Golly, there's always a problem to solve isn't there? I mean you solve one problem and soon enough another pops up requiring your attention. Just as soon as I decided who I'm going to vote for for president the media is full of dire warnings about America going to hell in a hand basket economically and if congress doesn't bail out Wall street, the failing banks and mortgage companies and on and on and so forth and all that, and well everything will be a shambles and, and , and well I hesitate to think how bad it will be.

I guess I should be thankful that only one problem presents itself at a time. Yeah right! If only.

After listening to media pundits, economic experts, congressmen and women and senators and Joe Blow on the street, I'm as confused, if not more than, as when this all came to light just a few days ago.

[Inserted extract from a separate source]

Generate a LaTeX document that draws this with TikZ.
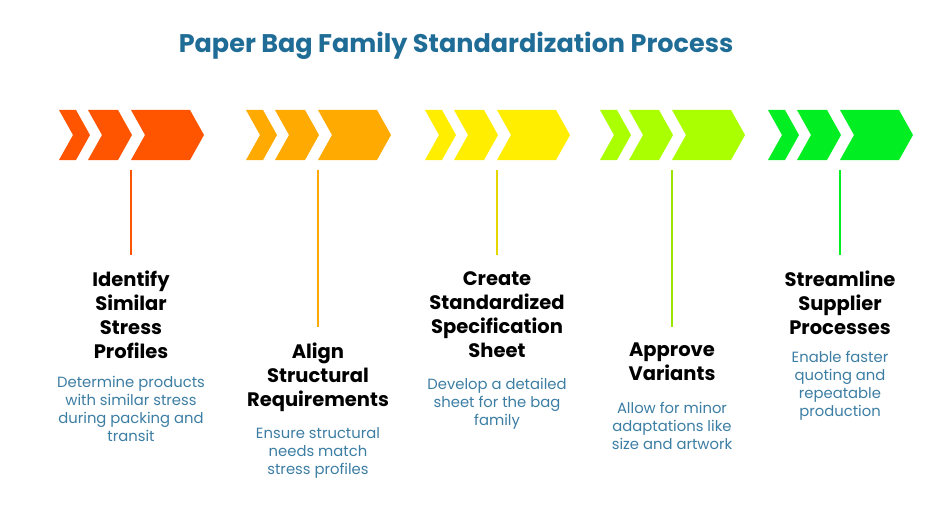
\documentclass[tikz,border=0pt]{standalone}
\usepackage{fontspec}
\setmainfont{Poppins}
\begin{document}
\begin{tikzpicture}[x=1pt,y=-1pt,
 head/.style={align=center,font=\fontsize{19.5}{24}\selectfont\bfseries,text=black,anchor=north,inner sep=0},
 body/.style={align=center,font=\fontsize{14.8}{18}\selectfont,text=bodyc,anchor=north,inner sep=0},
 stem/.style={line width=1.3pt}]
\definecolor{titlec}{HTML}{1F6D96}
\definecolor{bodyc}{HTML}{3C7DA3}
\definecolor{c1}{HTML}{FF5500}
\definecolor{c2}{HTML}{FFAA00}
\definecolor{c3}{HTML}{FFEE00}
\definecolor{c4}{HTML}{AAFF00}
\definecolor{c5}{HTML}{00EE22}
\useasboundingbox (0,0) rectangle (936,516);
\newcommand\chv[3]{\fill[#3] (#1,110) -- ++(#2,0) -- ++(14,25) -- ++(-14,25) -- (#1,160) -- ++(14,-25) -- cycle;}
\newcommand\grp[2]{\chv{#1-72}{17}{#2}\chv{#1-43}{30}{#2}\chv{#1}{59}{#2}}
\node[font=\fontsize{25.5}{30}\selectfont\bfseries,text=titlec] (title) at (456,46) {Paper Bag Family Standardization Process};
\grp{131}{c1}\grp{318}{c2}\grp{497}{c3}\grp{672}{c4}\grp{840}{c5}
\coordinate (t1) at (131,170);\coordinate (b1) at (131,255);
\coordinate (t2) at (318,170);\coordinate (b2) at (318,327);
\coordinate (t3) at (497,170);\coordinate (b3) at (497,255);
\coordinate (t4) at (672,170);\coordinate (b4) at (672,327);
\coordinate (t5) at (840,170);\coordinate (b5) at (840,255);
\draw[stem,c1] (t1)--(b1);\draw[stem,c2] (t2)--(b2);\draw[stem,c3!90!black] (t3)--(b3);
\draw[stem,c4!90!black] (t4)--(b4);\draw[stem,c5] (t5)--(b5);
\node[head] (h1) at (131,271) {Identify\\Similar\\Stress\\Profiles};
\node[body] (d1) at (131,376) {Determine products\\with similar stress\\during packing and\\transit};
\node[head] (h2) at (318,343) {Align\\Structural\\Requirements};
\node[body] (d2) at (318,427) {Ensure structural\\needs match\\stress profiles};
\node[head] (h3) at (497,271) {Create\\Standardized\\Specification\\Sheet};
\node[body] (d3) at (497,378) {Develop a detailed\\sheet for the bag\\family};
\node[head] (h4) at (672,343) {Approve\\Variants};
\node[body] (d4) at (672,402) {Allow for minor\\adaptations like\\size and artwork};
\node[head] (h5) at (840,271) {Streamline\\Supplier\\Processes};
\node[body] (d5) at (840,351) {Enable faster\\quoting and\\repeatable\\production};
\end{tikzpicture}
\end{document}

I thought to myself, "self, where can you find advice, to seek answers, to calm yourself down? Tomes of economics? the bible? Where can I find some answers?"

Then I remembered a simple collection of essays I'd read some twenty years ago, combined into a book titled "All I really need to know I learned in kindergarten." Written by Robert Fulghum.
I'm sure most of you have read it by now, but if you have not, then I highly recommend that you do. It'll add insight to the solving of many of the situations that arise in your life that you see as a problem. I reread all 196 pages of this book after supper tonight. I'm not a fast reader by any means, so if I can do it anyone can.

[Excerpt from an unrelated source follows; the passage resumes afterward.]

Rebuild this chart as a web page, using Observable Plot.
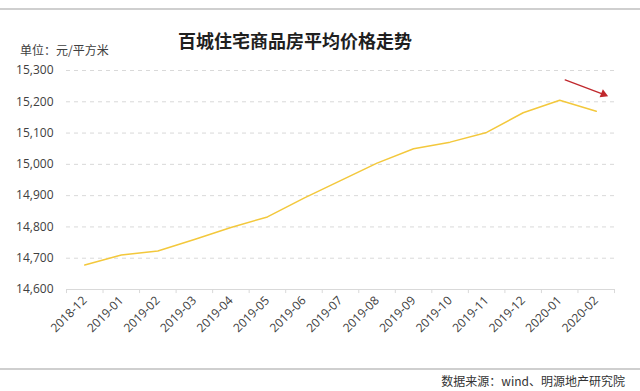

Starting on page 6 of my copy:

All I really need to know I learned in kindergarten.
ALL I REALLY NEED TO KNOW about how to live and what to do
and how to be I learned in kindergarten. Wisdom was not
at the top of the graduate-school mountain, but there in the
sandpile at Sunday School. These are the things I learned:

Share everyt

Play fair.

Don't hit people.

Put things back where you found them.

Clean up your own mess.

Don't take things that aren't yours.

Say you're sorry when you hurt somebody.

Wash your hands before you eat.


Warm cookies and cold milk are good for you.

Live a balanced life - learn some and think some
and draw and paint and sing and dance and play
and work every day some.

Take a nap every afternoon.

When you go out into the world, watch out for traffic,
hold hands, and stick together.

Be aware of wonder.
Remember the little seed in the styrofoam cup:
The roots go down and the plant goes up and nobody
really knows how or why, but we are all like that.

Goldfish and hamsters and white mice and even
the little seed in the Styrofoam cup - they all die.
So do we.

And then remember the Dick-and-Jane books
and the first word you learned - the biggest
word of all - LOOK.

Everything you need to know is in there somewhere.
The Golden Rule and love and basic sanitation.
Ecology and politics and equality and sane living.

Take any of those items and extrapolate it into
sophisticated adult terms and apply it to your
family life or your work or your government or
your world and it holds true and clear and firm.
Think what a better world it would be if
all - the whole world - had cookies and milk about
three o'clock every afternoon and then lay down with
our blankies for a nap. Or if all governments
had a basic policy to always put thing back where
they found them and to clean up their own mess.

And it is still true, no matter how old you
are - when you go out into the world, it is best
to hold hands and stick together.

© Robert Fulghum, 1990.
Found in Robert Fulghum, All I Really Need To Know I Learned In Kindergarten, Villard Books: New York, 1990, page 6-7.
The bold ones are the ones I think apply to the current economic situation.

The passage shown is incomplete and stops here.